By Alan Elsner
ReutersDecember 3, 2004
The United States hopes to boost the availability of electricity throughout Iraq to at least 18 hours a day by the end of next year from 11 to 15 hours now, the top U.S. aid official said on Friday. U.S. Agency for International Development administrator Andrew Natsios said power generation would rise from a daily average of 5,000 megawatts now to 5,500 to 6,000 megawatts by the middle of next year. The level before the 2003 U.S. invasion was around 4,400 megawatts. "Despite the insurgency in some areas of the country, our program is moving forward," Natsios said at a State Department news briefing. "Right now, we have 11 to 15 hours of electricity around the country. We expect to get to 18 to 20 hours by the end of 2005."

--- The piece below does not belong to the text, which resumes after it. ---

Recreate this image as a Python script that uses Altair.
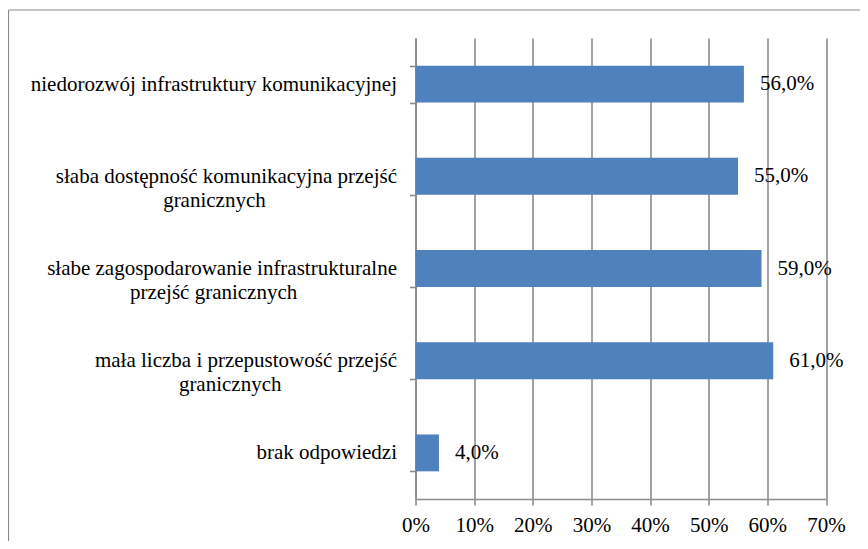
import altair as alt
import pandas as pd

# ---- data ----
categories = [
    "niedorozwój infrastruktury komunikacyjnej",
    "słaba dostępność komunikacyjna przejść\ngranicznych",
    "słabe zagospodarowanie infrastrukturalne\nprzejść granicznych",
    "mała liczba i przepustowość przejść\ngranicznych",
    "brak odpowiedzi",
]
values = [0.56, 0.55, 0.59, 0.61, 0.04]
x_ticks = [0, 0.1, 0.2, 0.3, 0.4, 0.5, 0.6, 0.7]

NBSP = "\u00a0"
ZWSP = "\u200b"  # keeps the padding from being trimmed


def center_lines(label, factor=0.92):
    """Pad shorter lines with no-break spaces so right-aligned lines look centred."""
    lines = label.split("\n")
    longest = max(len(l) for l in lines)
    out = []
    for l in lines:
        n = round((longest - len(l)) * factor)
        out.append(l + NBSP * n + ZWSP if n > 0 else l)
    return "\n".join(out)


labels = [center_lines(c) for c in categories]
df = pd.DataFrame({"kategoria": labels, "wartosc": values})

FONT = "'Liberation Serif', 'Times New Roman', serif"
FSIZE = 21
GRAY = "#8c8c8c"

y_enc = alt.Y(
    "kategoria:N",
    sort=labels,
    scale=alt.Scale(paddingInner=0.6, paddingOuter=0.3),
    axis=alt.Axis(
        title=None,
        labelExpr="split(datum.label, '\\n')",
        labelLineHeight=24,
        labelLimit=440,
        labelPadding=13,
        grid=False,
        ticks=True,
        tickBand="extent",
    ),
)
x_enc = alt.X(
    "wartosc:Q",
    scale=alt.Scale(domain=[0, 0.7], nice=False),
    axis=alt.Axis(
        title=None,
        values=x_ticks,
        format="%",
        grid=True,
        labelPadding=9,
        labelFlush=False,
        labelOverlap=False,
    ),
)

base = alt.Chart(df)

bars = base.mark_bar(color="#4f81bd").encode(x=x_enc, y=y_enc)

text = base.transform_calculate(
    etykieta="replace(format(datum.wartosc, '.1%'), '.', ',')"
).mark_text(
    align="left", baseline="middle", dx=16, font=FONT, fontSize=FSIZE, color="black"
).encode(x="wartosc:Q", y=alt.Y("kategoria:N", sort=labels), text="etykieta:N")

frame_data = alt.Data(values=[{"f": 1}])
frame_left = alt.Chart(frame_data).mark_rule(color=GRAY, strokeWidth=1.2).encode(
    x=alt.value(-407), y=alt.value(-28), y2=alt.value(503)
)
frame_top = alt.Chart(frame_data).mark_rule(color=GRAY, strokeWidth=1.2).encode(
    x=alt.value(-407), x2=alt.value(445), y=alt.value(-28)
)

chart = (
    alt.layer(frame_left, frame_top, bars, text)
    .properties(
        width=410.5,
        height=461,
        autosize=alt.AutoSizeParams(type="none"),
        padding={"left": 407.5, "top": 30, "right": 34, "bottom": 42},
    )
    .configure_axis(
        labelFont=FONT,
        labelFontSize=FSIZE,
        labelColor="black",
        domainColor=GRAY,
        tickColor=GRAY,
        gridColor=GRAY,
        domainWidth=1.6,
        tickWidth=1.6,
        gridWidth=1.6,
        tickSize=6,
    )
    .configure_text(font=FONT)
    .configure_view(stroke="transparent")
)

chart.save("out.html", embed_options={"renderer": "svg", "actions": False})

He said the insurgency was delaying reconstruction in the so-called Sunni Triangle in central Iraq, but in Shi'ite and Kurdish areas, which constituted 80 percent of the country, the security situation was not seriously disrupting work. Guerrillas trying to drive out U.S.-led troops and overthrow the U.S.-backed government of Prime Minister Iyad Allawi have mounted repeated attacks on Iraqi security forces, targeting police stations and checkpoints with suicide bombs and kidnapping and killing scores of police and National Guard before national elections scheduled for Jan. 30.
In the latest attacks on Friday, a suicide car bomber smashed into a Shi'ite mosque in Baghdad after dawn prayers Friday, killing 14 people. In a second dawn attack in the capital, guerrillas fired mortars at a police station near the notorious airport road in the southwest of Baghdad and then stormed the building, hunting down and shooting the occupants. At least eleven policemen were killed and six wounded.
Despite this violence, Natsios gave a generally upbeat briefing on the situation. He said more than 7,000 reconstruction projects were under way or had been completed. Roads, rail, bridges, airports, water treatment plants, sewage and thousands of schools had been upgraded or rebuilt and large-scale public health projects were under way. "Our work in Iraq is the largest reconstruction project since the Marshall Plan," he said, referring to the massive effort to rebuild European nations after the Second World War.
He said the United States had spent $3.6 billion in the past year of $18.4 billion approved by Congress for reconstruction. Projects accounting for an additional $9.4 billion were planned or had already been approved. U.S. auditors reported to Congress last month they had opened more than 100 cases involving alleged abuse of reconstruction funds. But Natsios insisted, "We are not seeing much corruption at all in our contracts."